----- Source data -----

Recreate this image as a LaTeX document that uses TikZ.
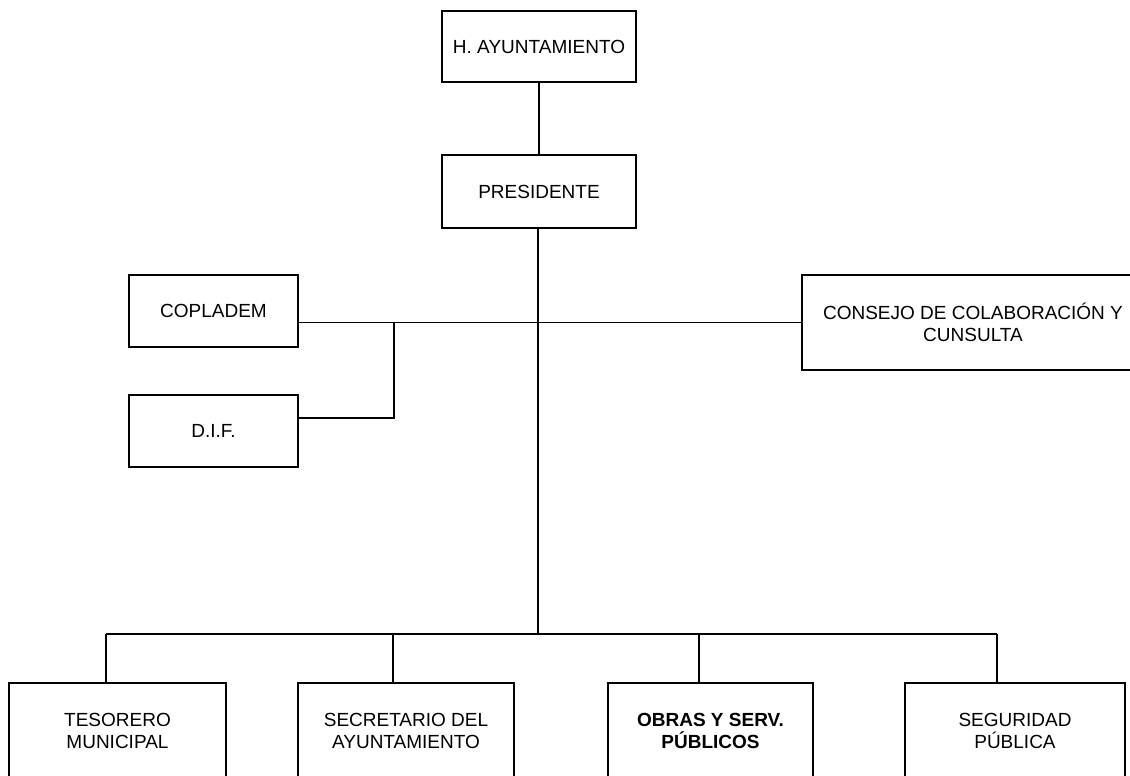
\documentclass[tikz,border=0pt]{standalone}
\usepackage{fontspec}
\setmainfont{Liberation Sans}
\usepackage{tikz}

\tikzset{
  box/.style={draw, line width=1.4pt, align=center, inner sep=0pt,
    font=\fontsize{19}{22}\selectfont},
  link/.style={line width=1.4pt}
}

\begin{document}
\begin{tikzpicture}[x=1pt, y=-1pt]
\clip (0,0) rectangle (1130,776);
\node [box, minimum width=194pt, minimum height=71pt] (ayunt) at (539, 46.5) {H. AYUNTAMIENTO};
\node [box, minimum width=194pt, minimum height=73pt] (pres) at (539, 191.5) {PRESIDENTE};
\node [box, minimum width=169pt, minimum height=72pt] (copl) at (213.5, 311) {COPLADEM};
\node [box, minimum width=169pt, minimum height=72pt] (dif) at (213.5, 431) {D.I.F.};
\node [box, minimum width=342pt, minimum height=95pt] (cons) at (973, 322.5) {CONSEJO DE COLABORACIÓN Y\\CUNSULTA};
\node [box, minimum width=217pt, minimum height=96pt] (tes) at (117.5, 731) {TESORERO\\MUNICIPAL};
\node [box, minimum width=216pt, minimum height=96pt] (sec) at (406, 731) {SECRETARIO DEL\\AYUNTAMIENTO};
\node [box, minimum width=205pt, minimum height=96pt] (obras) at (710.5, 731) {\bfseries OBRAS Y SERV.\\\bfseries PÚBLICOS};
\node [box, minimum width=220pt, minimum height=96pt] (seg) at (1015, 731) {SEGURIDAD\\PÚBLICA};
\coordinate (bus) at (538, 634);
\coordinate (difj) at (394, 418);
\coordinate (dtes) at (106, 634);
\coordinate (dsec) at (393, 634);
\coordinate (dobras) at (699, 634);
\coordinate (dseg) at (997, 634);
\draw [link] (ayunt) -- (pres);
\draw [link] (pres.south -| bus) -- (bus);
\draw [link] (copl.east |- cons.west) -- (cons.west);
\draw [link] (copl.east |- cons.west) -| (difj) -- (dif.east |- difj);
\draw [link] (dtes) -- (dseg);
\draw [link] (dtes) -- (dtes |- tes.north);
\draw [link] (dsec) -- (dsec |- sec.north);
\draw [link] (dobras) -- (dobras |- obras.north);
\draw [link] (dseg) -- (dseg |- seg.north);
\end{tikzpicture}
\end{document}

-----

Exercise instructions:
Quote the material exactly. Pictures stay out.

Answer for this exercise:
Recreate this image as a LaTeX document that uses TikZ.
\documentclass[tikz,border=0pt]{standalone}
\usepackage{fontspec}
\setmainfont{Liberation Sans}
\usepackage{tikz}

\tikzset{
  box/.style={draw, line width=1.4pt, align=center, inner sep=0pt,
    font=\fontsize{19}{22}\selectfont},
  link/.style={line width=1.4pt}
}

\begin{document}
\begin{tikzpicture}[x=1pt, y=-1pt]
\clip (0,0) rectangle (1130,776);
\node [box, minimum width=194pt, minimum height=71pt] (ayunt) at (539, 46.5) {H. AYUNTAMIENTO};
\node [box, minimum width=194pt, minimum height=73pt] (pres) at (539, 191.5) {PRESIDENTE};
\node [box, minimum width=169pt, minimum height=72pt] (copl) at (213.5, 311) {COPLADEM};
\node [box, minimum width=169pt, minimum height=72pt] (dif) at (213.5, 431) {D.I.F.};
\node [box, minimum width=342pt, minimum height=95pt] (cons) at (973, 322.5) {CONSEJO DE COLABORACIÓN Y\\CUNSULTA};
\node [box, minimum width=217pt, minimum height=96pt] (tes) at (117.5, 731) {TESORERO\\MUNICIPAL};
\node [box, minimum width=216pt, minimum height=96pt] (sec) at (406, 731) {SECRETARIO DEL\\AYUNTAMIENTO};
\node [box, minimum width=205pt, minimum height=96pt] (obras) at (710.5, 731) {\bfseries OBRAS Y SERV.\\\bfseries PÚBLICOS};
\node [box, minimum width=220pt, minimum height=96pt] (seg) at (1015, 731) {SEGURIDAD\\PÚBLICA};
\coordinate (bus) at (538, 634);
\coordinate (difj) at (394, 418);
\coordinate (dtes) at (106, 634);
\coordinate (dsec) at (393, 634);
\coordinate (dobras) at (699, 634);
\coordinate (dseg) at (997, 634);
\draw [link] (ayunt) -- (pres);
\draw [link] (pres.south -| bus) -- (bus);
\draw [link] (copl.east |- cons.west) -- (cons.west);
\draw [link] (copl.east |- cons.west) -| (difj) -- (dif.east |- difj);
\draw [link] (dtes) -- (dseg);
\draw [link] (dtes) -- (dtes |- tes.north);
\draw [link] (dsec) -- (dsec |- sec.north);
\draw [link] (dobras) -- (dobras |- obras.north);
\draw [link] (dseg) -- (dseg |- seg.north);
\end{tikzpicture}
\end{document}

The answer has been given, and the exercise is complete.